I shall recount them for you:

Rule 1: All children are allowed a choice of TWO (2) zoo animals to have stamped on their shirt. No more and no less. Exactly two.

My crime: I let the children pick as many animals as they wanted. The only guideline is that they had to fit.

Rule #2: Only teachers may stamp the animals. The children are not allowed to stamp the animals because they will make a mess.

My crime: I let the kids stamp their shirts. The kids were to wear the shirts so why not have a hand in making the shirts? (Yes, they made a mess.)

Rule #3: There are to be NO animals stamped on the sleeves. Refer please to Rule #1.

My crime: There are two sleeves with perfectly good surfaces.

Rule #4: Despite the fact that the stamped animals cry out for details, there are to be NO DETAILS applied to the dried stamped animals. No eyeballs, no stripes, no tusks, and no tips on the tails. No claws, no whiskers, and no pink tongues.

My crime: Eyeballs, stripes, tusks, tail tips, claws, whiskers, and pink tongues were added to the animals once the paint dried. The kids had a blast. Once the details were added, you could tell what the animals were supposed to be. (Remember, they made a mess when stamping them in the first place.)

Rule #5: Grass is grass. Just grass. Two colors allowed.
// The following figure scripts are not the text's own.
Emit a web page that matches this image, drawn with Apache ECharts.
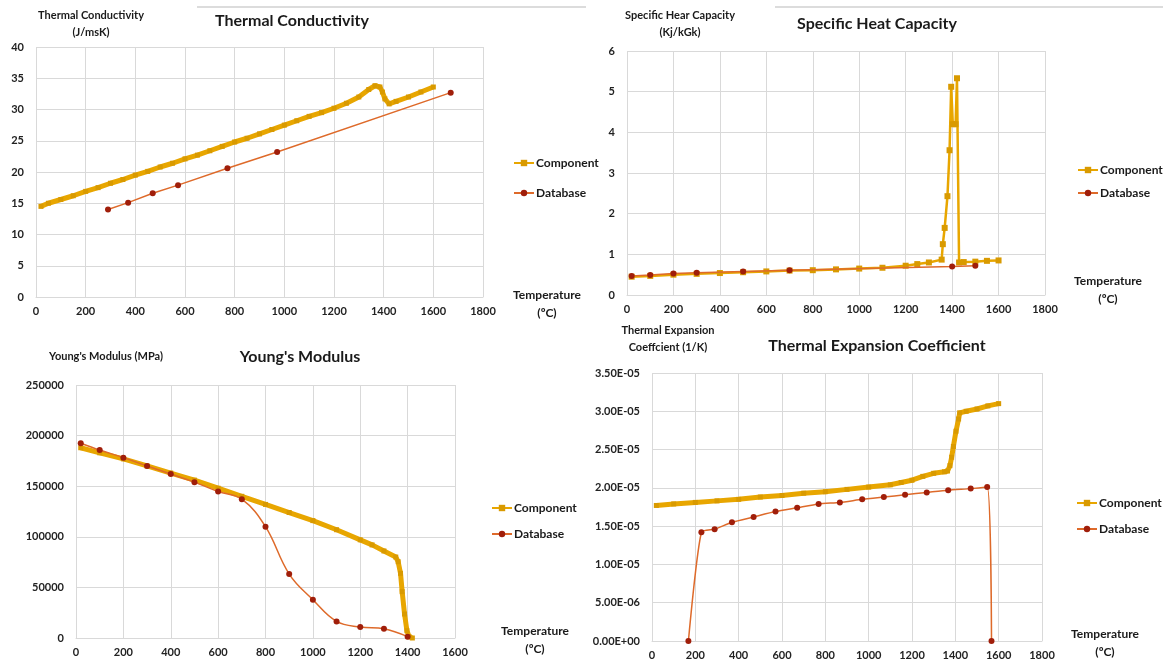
<!DOCTYPE html>
<html>
<head>
<meta charset="utf-8">
<script src="https://cdn.jsdelivr.net/npm/echarts@6/dist/echarts.min.js"></script>
<style>
html,body{margin:0;padding:0;background:#fff}
#chart{width:1163px;height:671px}
</style>
</head>
<body>
<div id="chart"></div>
<script>
// Thermal conductivity (J/msK)
const tcCompTemp = [20,50,100,150,200,250,300,350,400,450,500,550,600,650,700,750,800,850,900,950,1000,1050,1100,1150,1200,1250,1300,1340,1365,1385,1395,1405,1422,1450,1500,1550,1600];
const tcCompVal = [14.5,15.0,15.6,16.2,16.9,17.5,18.2,18.8,19.5,20.1,20.8,21.4,22.1,22.7,23.4,24.1,24.8,25.4,26.1,26.8,27.5,28.2,28.9,29.5,30.2,31.0,32.0,33.2,33.8,33.6,32.8,31.7,30.9,31.3,32.0,32.8,33.6];
const tcDbTemp = [290,371,470,572,771,971,1670];
const tcDbVal = [14.0,15.1,16.6,17.9,20.6,23.2,32.7];

// Specific heat capacity (Kj/kGk)
const shCompTemp = [20,100,200,300,400,500,600,700,800,900,1000,1100,1200,1250,1300,1355,1360,1368,1380,1389,1396,1403,1415,1421,1430,1450,1500,1550,1600];
const shCompVal = [0.45,0.47,0.50,0.52,0.54,0.56,0.58,0.60,0.61,0.63,0.65,0.67,0.72,0.76,0.80,0.87,1.25,1.65,2.43,3.56,5.12,4.20,4.20,5.33,0.80,0.81,0.82,0.84,0.85];
const shDbTemp = [20,100,200,300,500,700,1400,1500];
const shDbVal = [0.47,0.49,0.53,0.55,0.58,0.61,0.70,0.72];

// Young's modulus (MPa)
const ymCompTemp = [20,100,200,300,400,500,600,700,800,900,1000,1100,1200,1250,1300,1350,1360,1370,1377,1387,1397,1406,1420];
const ymCompVal = [188000,183000,177000,170000,163000,156000,148000,140000,132000,124000,116000,107000,97000,92000,86000,80000,75400,63900,45800,23700,7200,1300,0];
const ymDbTemp = [20,100,200,300,400,500,600,700,800,900,1000,1100,1200,1300,1400];
const ymDbVal = [192500,185800,178200,170000,162000,154000,144700,137200,110000,63200,37800,16400,10900,9200,1300];

// Thermal expansion coefficient (1/K)
const teCompTemp = [20,100,200,300,400,500,600,700,800,900,1000,1100,1150,1200,1250,1300,1350,1364,1375,1383,1391,1403,1415,1420,1450,1500,1550,1600];
const teCompVal = [1.77e-5,1.79e-5,1.81e-5,1.83e-5,1.85e-5,1.88e-5,1.90e-5,1.93e-5,1.95e-5,1.98e-5,2.01e-5,2.04e-5,2.07e-5,2.10e-5,2.15e-5,2.19e-5,2.21e-5,2.22e-5,2.29e-5,2.40e-5,2.54e-5,2.74e-5,2.90e-5,2.98e-5,3.00e-5,3.03e-5,3.07e-5,3.10e-5];
const teDbTemp = [168,228,289,369,469,570,670,769,867,970,1070,1168,1268,1367,1471,1547,1567];
const teDbVal = [0,1.42e-5,1.46e-5,1.55e-5,1.62e-5,1.69e-5,1.74e-5,1.79e-5,1.81e-5,1.85e-5,1.88e-5,1.91e-5,1.94e-5,1.97e-5,1.99e-5,2.01e-5,0];

const FONT = 'Lato';
const compLine = '#E8A600', compDot = '#D99A00';
const dbLine = '#DE6A2A', dbDot = '#A01E0A';
const gridColor = '#D9D9D9';

function zip(xs, ys) {
    return xs.map(function (x, i) { return [x, ys[i]]; });
}

function plainLabel(v) {
    return String(v);
}

// excel style 3.50E-05
function sciLabel(v) {
    if (v === 0) return '0.00E+00';
    let parts = v.toExponential(2).split('e');
    let exp = parseInt(parts[1], 10);
    let sign = exp < 0 ? '-' : '+';
    let abs = Math.abs(exp);
    return parts[0] + 'E' + sign + (abs < 10 ? '0' + abs : abs);
}

const labelStyle = {color: '#222', fontFamily: FONT, fontWeight: 'bold', fontSize: 11};

function xAxisOf(gridIndex, max) {
    return {
        type: 'value', gridIndex: gridIndex, min: 0, max: max, interval: 200,
        axisLine: {show: true, lineStyle: {color: gridColor}},
        axisTick: {show: false},
        axisLabel: Object.assign({margin: 9, formatter: plainLabel}, labelStyle),
        splitLine: {show: true, lineStyle: {color: gridColor}}
    };
}

function yAxisOf(gridIndex, max, interval, formatter) {
    return {
        type: 'value', gridIndex: gridIndex, min: 0, max: max, interval: interval,
        axisLine: {show: false},
        axisTick: {show: false},
        axisLabel: Object.assign({margin: 12, formatter: formatter || plainLabel}, labelStyle),
        splitLine: {show: true, lineStyle: {color: gridColor}}
    };
}

function compSeries(idx, data, width, size) {
    return {
        name: 'Component', type: 'line', xAxisIndex: idx, yAxisIndex: idx,
        data: data, symbol: 'rect', symbolSize: size, showSymbol: true,
        lineStyle: {color: compLine, width: width},
        itemStyle: {color: compDot},
        z: 2
    };
}

function dbSeries(idx, data, smooth) {
    return {
        name: 'Database', type: 'line', xAxisIndex: idx, yAxisIndex: idx,
        data: data, symbol: 'circle', symbolSize: 6, smooth: smooth,
        lineStyle: {color: dbLine, width: 1.5},
        itemStyle: {color: dbDot},
        z: 3
    };
}

function legendAt(left, top, gap) {
    return {
        left: left, top: top, orient: 'vertical', itemGap: gap,
        itemWidth: 20, itemHeight: 8,
        data: ['Component', 'Database'],
        lineStyle: {width: 2},
        textStyle: {color: '#1a1a1a', fontFamily: FONT, fontWeight: 'bold', fontSize: 12, padding: [0, 0, 0, -3]}
    };
}

function txt(x, y, text, size) {
    return {
        type: 'text', x: x, y: y, silent: true,
        style: {
            text: text, x: 0, y: 0, align: 'center', verticalAlign: 'middle',
            fill: '#1a1a1a', fontFamily: FONT, fontWeight: 'bold', fontSize: size, lineHeight: size + 6
        }
    };
}

const chart = echarts.init(document.getElementById('chart'));

const option = {
    backgroundColor: '#fff',
    animation: false,
    grid: [
        {left: 36, top: 47, width: 447, height: 250},
        {left: 627, top: 51, width: 418, height: 244},
        {left: 76, top: 385, width: 379, height: 253},
        {left: 652, top: 373, width: 390, height: 268}
    ],
    xAxis: [
        xAxisOf(0, 1800),
        xAxisOf(1, 1800),
        xAxisOf(2, 1600),
        xAxisOf(3, 1800)
    ],
    yAxis: [
        yAxisOf(0, 40, 5),
        yAxisOf(1, 6, 1),
        yAxisOf(2, 250000, 50000),
        yAxisOf(3, 3.5e-5, 0.5e-5, sciLabel)
    ],
    legend: [
        legendAt(508, 152, 18),
        legendAt(1072, 159, 11),
        legendAt(486, 497, 14),
        legendAt(1071, 492, 14)
    ],
    series: [
        compSeries(0, zip(tcCompTemp, tcCompVal), 5, 5),
        dbSeries(0, zip(tcDbTemp, tcDbVal), false),
        compSeries(1, zip(shCompTemp, shCompVal), 2.5, 6),
        dbSeries(1, zip(shDbTemp, shDbVal), false),
        compSeries(2, zip(ymCompTemp, ymCompVal), 5, 5),
        dbSeries(2, zip(ymDbTemp, ymDbVal), 0.4),
        compSeries(3, zip(teCompTemp, teCompVal), 5, 5),
        dbSeries(3, zip(teDbTemp, teDbVal), 0.2)
    ],
    graphic: [
        {type: 'line', silent: true, shape: {x1: 197, y1: 7, x2: 586, y2: 7}, style: {stroke: '#dcdcdc', lineWidth: 2}},
        {type: 'line', silent: true, shape: {x1: 775, y1: 7, x2: 1163, y2: 7}, style: {stroke: '#dcdcdc', lineWidth: 2}},
        txt(292, 21, 'Thermal Conductivity', 16),
        txt(877, 24, 'Specific Heat Capacity', 16),
        txt(300, 357, "Young's Modulus", 16),
        txt(877, 346, 'Thermal Expansion Coefficient', 16),
        txt(91, 24, 'Thermal Conductivity\n(J/msK)', 11),
        txt(680, 24, 'Specific Hear Capacity\n(Kj/kGk)', 11),
        txt(106, 356, "Young's Modulus (MPa)", 11),
        txt(668, 339, 'Thermal Expansion\nCoeffcient (1/K)', 11),
        txt(547, 304, 'Temperature\n(ºC)', 12),
        txt(1108, 290, 'Temperature\n(ºC)', 12),
        txt(535, 640, 'Temperature\n(ºC)', 12),
        txt(1105, 643, 'Temperature\n(ºC)', 12)
    ]
};

chart.setOption(option);
</script>
</body>
</html>
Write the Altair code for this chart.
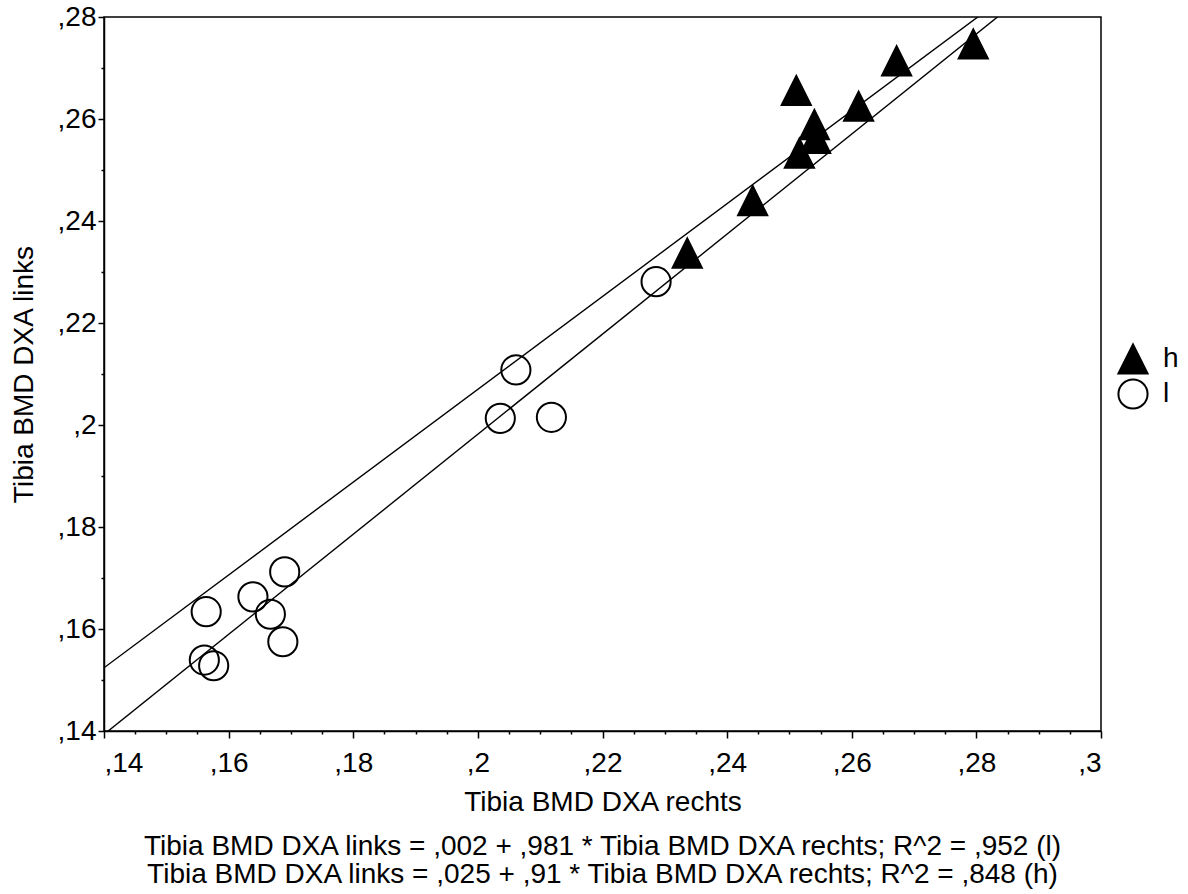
import altair as alt
import pandas as pd

# ---- data ----
l_x = [0.1564, 0.1639, 0.1667, 0.1690, 0.1687, 0.1561, 0.1576, 0.2061, 0.2036, 0.2118, 0.2286]
l_y = [0.1634, 0.1663, 0.1629, 0.1712, 0.1575, 0.1539, 0.1528, 0.2108, 0.2013, 0.2015, 0.2281]
h_x = [0.2336, 0.2441, 0.2516, 0.2540, 0.2542, 0.2511, 0.2611, 0.2672, 0.2795]
h_y = [0.2337, 0.2440, 0.2533, 0.2589, 0.2562, 0.2656, 0.2625, 0.2714, 0.2747]

groups = ["h", "l"]
intercepts = [0.025, 0.002]
slopes = [0.91, 0.981]

x_domain = [0.14, 0.30]
y_domain = [0.14, 0.28]
x_ticks = [0.14, 0.16, 0.18, 0.20, 0.22, 0.24, 0.26, 0.28, 0.30]
y_ticks = [0.14, 0.16, 0.18, 0.20, 0.22, 0.24, 0.26, 0.28]
x_minor = [0.145, 0.15, 0.155, 0.165, 0.17, 0.175, 0.185, 0.19, 0.195, 0.205, 0.21, 0.215,
           0.225, 0.23, 0.235, 0.245, 0.25, 0.255, 0.265, 0.27, 0.275, 0.285, 0.29, 0.295]
y_minor = [0.15, 0.17, 0.19, 0.21, 0.23, 0.25, 0.27]

x_title = "Tibia BMD DXA rechts"
y_title = "Tibia BMD DXA links"
footer = [
    "Tibia BMD DXA links = ,002 + ,981 * Tibia BMD DXA rechts; R^2 = ,952 (l)",
    "Tibia BMD DXA links = ,025 + ,91 * Tibia BMD DXA rechts; R^2 = ,848 (h)",
]

# ---- tables ----
pts = pd.DataFrame({
    "x": l_x + h_x,
    "y": l_y + h_y,
    "group": ["l"] * len(l_x) + ["h"] * len(h_x),
})
line_rows = []
for g, a, b in zip(groups, intercepts, slopes):
    for xv in x_domain:
        line_rows.append({"x": xv, "y": a + b * xv, "group": g})
lines_df = pd.DataFrame(line_rows)

FONT = "Liberation Sans"
FS = 28
label_expr = "replace(format(datum.value, '.2~f'), '0.', ',')"
tri = "M0,-1L1,1L-1,1Z"

xs = alt.Scale(domain=x_domain, nice=False, zero=False)
ys = alt.Scale(domain=y_domain, nice=False, zero=False)

legend = alt.Legend(
    title=None, orient="none", legendX=1013, legendY=326,
    labelFontSize=FS, labelFont=FONT, labelColor="black",
    symbolSize=850, symbolStrokeWidth=2,
    rowPadding=-4, labelOffset=14,
)

points = alt.Chart(pts).mark_point(
    filled=True, strokeWidth=2, opacity=1, size=850
).encode(
    x=alt.X("x:Q", scale=xs, axis=alt.Axis(
        values=x_ticks, labelExpr=label_expr, title=x_title, tickSize=7,
        labelPadding=11, titlePadding=11, grid=False, orient="bottom")),
    y=alt.Y("y:Q", scale=ys, axis=alt.Axis(
        values=y_ticks, labelExpr=label_expr, title=y_title, tickSize=6,
        labelPadding=2, titlePadding=19, grid=False, orient="left")),
    shape=alt.Shape("group:N", scale=alt.Scale(domain=groups, range=[tri, "circle"]), legend=legend),
    fill=alt.Fill("group:N", scale=alt.Scale(domain=groups, range=["black", "transparent"]), legend=legend),
    stroke=alt.Stroke("group:N", scale=alt.Scale(domain=groups, range=["black", "black"]), legend=legend),
)

lines = alt.Chart(lines_df).mark_line(color="black", strokeWidth=1.4, clip=True).encode(
    x=alt.X("x:Q", scale=xs, axis=alt.Axis(
        values=x_minor, labels=False, tickSize=3, domain=False, grid=False,
        title=None, orient="bottom")),
    y=alt.Y("y:Q", scale=ys, axis=alt.Axis(
        values=y_minor, labels=False, tickSize=3, domain=False, grid=False,
        title=None, orient="left")),
    detail="group:N",
)

chart = alt.layer(points, lines).resolve_axis(x="independent", y="independent").properties(
    width=997, height=714,
    background="white",
    autosize=alt.AutoSizeParams(type="none"),
    padding={"left": 104, "top": 17, "right": 87, "bottom": 163},
    title=alt.TitleParams(
        text=footer, orient="bottom", anchor="middle", fontSize=FS, font=FONT,
        fontWeight="normal", color="black", lineHeight=28, offset=17,
    ),
).configure_view(
    stroke="black", strokeWidth=1.5
).configure_axis(
    domainColor="black", domainWidth=1.5, tickColor="black", tickWidth=1.5,
    labelColor="black", labelFont=FONT, labelFontSize=FS,
    titleColor="black", titleFont=FONT, titleFontSize=FS, titleFontWeight="normal",
)

chart.save("out.html", embed_options={"renderer": "svg", "actions": False})
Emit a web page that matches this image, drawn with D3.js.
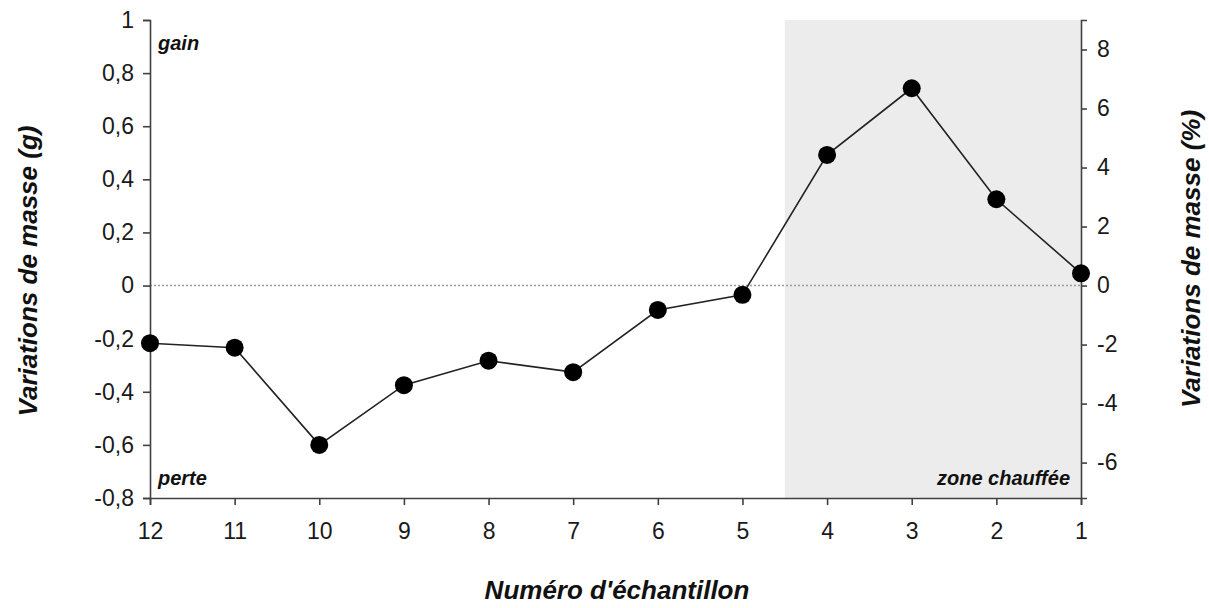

My crime: Grass is good, but numerous flowers and a tree for the monkey is better. (Too much HGTV, I think. Things need to "pop!")

My final faux pas: Writing "Road Trip 2005" on the sleeve with a sharpie marker.

The shirts turned out beautifully. They were full of character. The other shirts were neat, tidy, and tame. My kids' shirts were a bit over the top.

I have never, to this date, been forgiven for this. I think they are putting the rules into a rule book and any new teachers have to sign a memo of understanding now before they are allowed to make zoo shirts. I think my friend and colleague was forced to sign under duress.

So... I helped my colleague with grass. Just grass. No flowers, no trees, no details. ("Was it YOU who added a tree for the monkey? They were talking about that today too. It must have been YOU.")

Her animals were clearly resting or standing in the grass. My animals were clearly hopping over it and bounding through it. She took this in stride and even thanked me for my "help."

My wavy, wind-blown, two-toned grass did give her cause to scratch her head though.